Remix.run Logo
plagiarist 12 hours ago

The idea in the paper is really cool.

People who enjoyed this might also like to read how Apple used tagged pointers for short strings in Objective-C [0]. I think that's when I first learned about tagged pointers. NaN-boxing was mindblowing for me. I love this kind of stuff.

[0] https://mikeash.com/pyblog/friday-qa-2015-07-31-tagged-point...

wging 10 hours ago | parent [-]

Another cool thing that seems related: exploiting alignment to free up N bits in a 'pointer' representation, because your values have to be aligned. The JVM does this to expand the set of possible addresses representable in 32 bits: https://shipilev.net/jvm/anatomy-quarks/23-compressed-refere...

So, for example, with 3 bits of alignment required, the first valid address for a pointer to point to after 0x0 is 0x8, and after that is 0x10, but you represent those as 0x1 and 0x2 respectively, and use a shift to get back the actual address (0x1 << 3 = 0x8, actual address). I think this is gestured at in section 1.1 of the paper, sort of, except they envision using the space thus freed for tags, rather than additional bits. (Which only makes sense if your address is 32 bits anyway, rather than 64 as in the paper: no one has 67-bit addresses. So saving 3 bits doesn't buy you anything. I think.)

> Aligning all heap-allocated values to 64-bit machine words conveniently frees the low bits of pointers to store a 3-bit tag.

plagiarist 10 hours ago | parent [-]

It's interesting which runtimes exploit the extra space for what reasons! Definitely makes more sense to have the extra address space on 32 bits compared to 64. I wonder if the extra addresses are specific to JVM / not something that works well in the C family?
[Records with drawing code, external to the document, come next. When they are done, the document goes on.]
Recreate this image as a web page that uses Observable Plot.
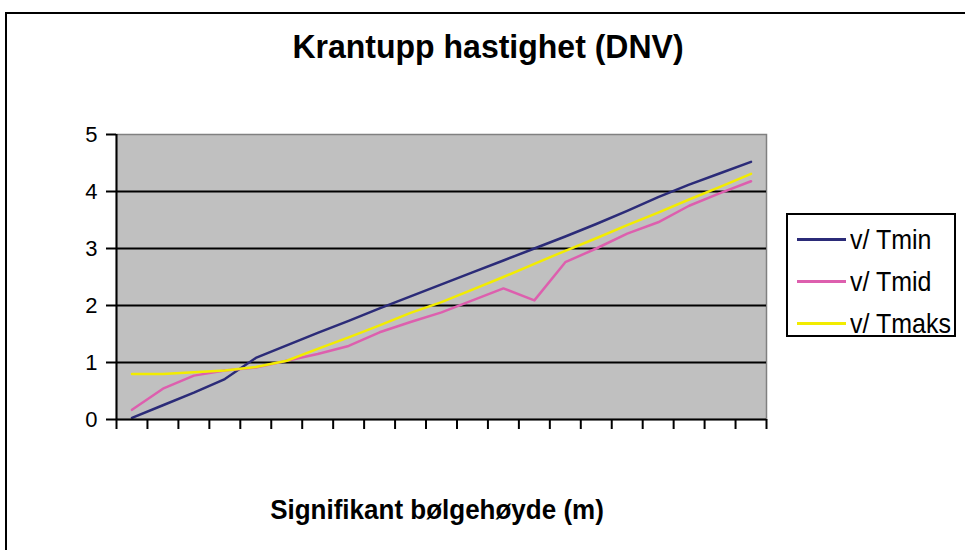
<!DOCTYPE html>
<html>
<head>
<meta charset="utf-8">
<script src="https://cdn.jsdelivr.net/npm/d3@7"></script>
<script src="https://cdn.jsdelivr.net/npm/@observablehq/plot@0.6"></script>
<style>
  html, body { margin: 0; padding: 0; background: #fff; overflow: hidden; width: 965px; height: 550px; }
  #wrap { position: relative; width: 965px; height: 550px; font-family: "Liberation Sans", Arial, sans-serif; }
  #border { position: absolute; left: 5px; top: 12px; width: 1000px; height: 600px; border: 2px solid #000; box-sizing: border-box; }
  #title { position: absolute; left: 0; width: 976px; top: 28px; text-align: center; font-weight: bold; font-size: 32px; line-height: 37px; transform: scaleY(1.05); }
  #xlabel { position: absolute; left: 0; width: 874px; top: 494px; text-align: center; font-weight: bold; font-size: 26px; line-height: 30px; transform: scaleY(1.08); }
  #chart { position: absolute; left: 0; top: 0; }
  #legend { position: absolute; left: 786px; top: 213px; width: 170px; height: 124px; border: 2px solid #000; box-sizing: border-box; background: #fff; font-size: 25px; }
  .item { position: absolute; left: 9px; height: 30px; display: flex; align-items: center; white-space: nowrap; }
  .sw { display: inline-block; width: 49px; height: 3px; margin-right: 4px; }
  .lbl { display: inline-block; transform: scaleY(1.12); }
</style>
</head>
<body>
<div id="wrap">
  <div id="border"></div>
  <div id="chart"></div>
  <div id="title">Krantupp hastighet (DNV)</div>
  <div id="xlabel">Signifikant bølgehøyde (m)</div>
  <div id="legend"></div>
</div>
<script>
const categories = d3.range(1, 22);
const seriesNames = ["v/ Tmin", "v/ Tmid", "v/ Tmaks"];
const seriesColors = ["#2b2b78", "#dd5fae", "#f2ec00"];
const tmin  = [0.03, 0.25, 0.47, 0.71, 1.08, 1.30, 1.52, 1.73, 1.95, 2.16, 2.37, 2.58, 2.79, 3.00, 3.21, 3.43, 3.66, 3.90, 4.12, 4.32, 4.52];
const tmid  = [0.17, 0.54, 0.77, 0.86, 0.91, 1.03, 1.15, 1.29, 1.53, 1.71, 1.88, 2.09, 2.30, 2.09, 2.76, 3.00, 3.26, 3.46, 3.75, 3.97, 4.18];
const tmaks = [0.80, 0.80, 0.83, 0.86, 0.92, 1.03, 1.24, 1.44, 1.65, 1.87, 2.06, 2.28, 2.50, 2.73, 2.96, 3.18, 3.41, 3.63, 3.86, 4.08, 4.31];
const yTicks = [0, 1, 2, 3, 4, 5];
const gridValues = [1, 2, 3, 4];

const seriesValues = [tmin, tmid, tmaks];
const rows = [];
seriesNames.forEach((s, i) => categories.forEach((c, j) => rows.push({cat: c, value: seriesValues[i][j], series: s})));
const boundaries = d3.range(0.5, categories.length + 1, 1);

const chart = Plot.plot({
  width: 965,
  height: 550,
  marginLeft: 116,
  marginRight: 199,
  marginTop: 134,
  marginBottom: 131,
  style: {fontFamily: "'Liberation Sans', Arial, sans-serif", fontSize: "22px", background: "transparent", overflow: "visible"},
  x: {domain: [0.5, categories.length + 0.5]},
  y: {domain: [0, 5]},
  color: {domain: seriesNames, range: seriesColors},
  marks: [
    Plot.frame({fill: "#c0c0c0", stroke: "#808080", strokeWidth: 1.5}),
    Plot.ruleY(gridValues, {stroke: "#000", strokeWidth: 2}),
    Plot.axisY({ticks: yTicks, tickFormat: d3.format("d"), tickSize: 10, tickPadding: 9, stroke: "#000", strokeWidth: 2, fill: "#000", label: null, fontSize: 22}),
    Plot.axisX({ticks: boundaries, tickSize: 10, tickFormat: () => "", stroke: "#000", strokeWidth: 2, label: null}),
    Plot.line(rows, {x: "cat", y: "value", z: "series", stroke: "series", strokeWidth: 2.5}),
    Plot.ruleX([0.5], {stroke: "#000", strokeWidth: 2}),
    Plot.ruleY([0], {stroke: "#000", strokeWidth: 2})
  ]
});
document.getElementById("chart").appendChild(chart);

const legend = document.getElementById("legend");
seriesNames.forEach((s, i) => {
  const d = document.createElement("div");
  d.className = "item";
  d.style.top = (9 + i * 42) + "px";
  d.innerHTML = `<span class="sw" style="background:${seriesColors[i]}"></span><span class="lbl">${s}</span>`;
  legend.appendChild(d);
});
</script>
</body>
</html>
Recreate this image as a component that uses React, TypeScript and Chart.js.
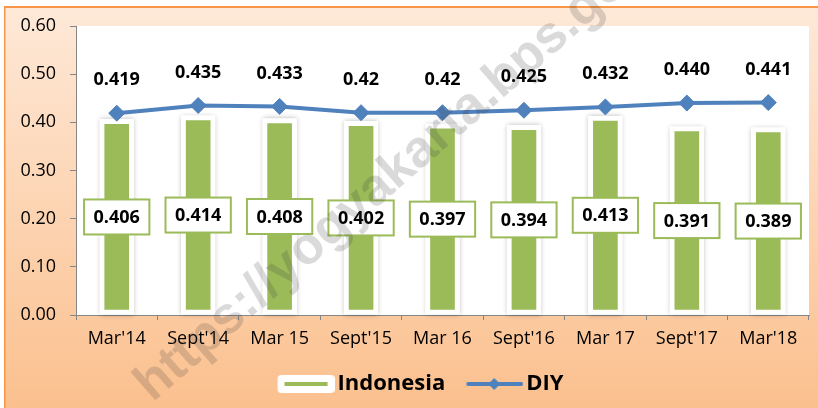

lmm 8 hours ago | parent [-]

Well in C you have non-aligned pointers, because you can have pointers to things that aren't objects and might not be aligned (e.g. individual chars or shorts). In Java everything is at least 8-byte-aligned, you can't store a loose char/short/int on the heap (it has to go in a boxed object that's 8-byte-aligned, though the compiler will do this semi-automatically) and you can't take a pointer to an individual element of an array.

If you applied the C standard strictly, you could use a JVM-style representation for pointers to longs, pointers, and structs that start with longs and pointers, so you could theoretically have an implementation where those pointers were shorter. But you'd have to convert back and forth when casting to and from void* (and char*), and in practice C people expect to be able to cast a long* to int, cast that to void*, and get the same result as casting long* to void*, even though doing that and using it is undefined behaviour according to the standard.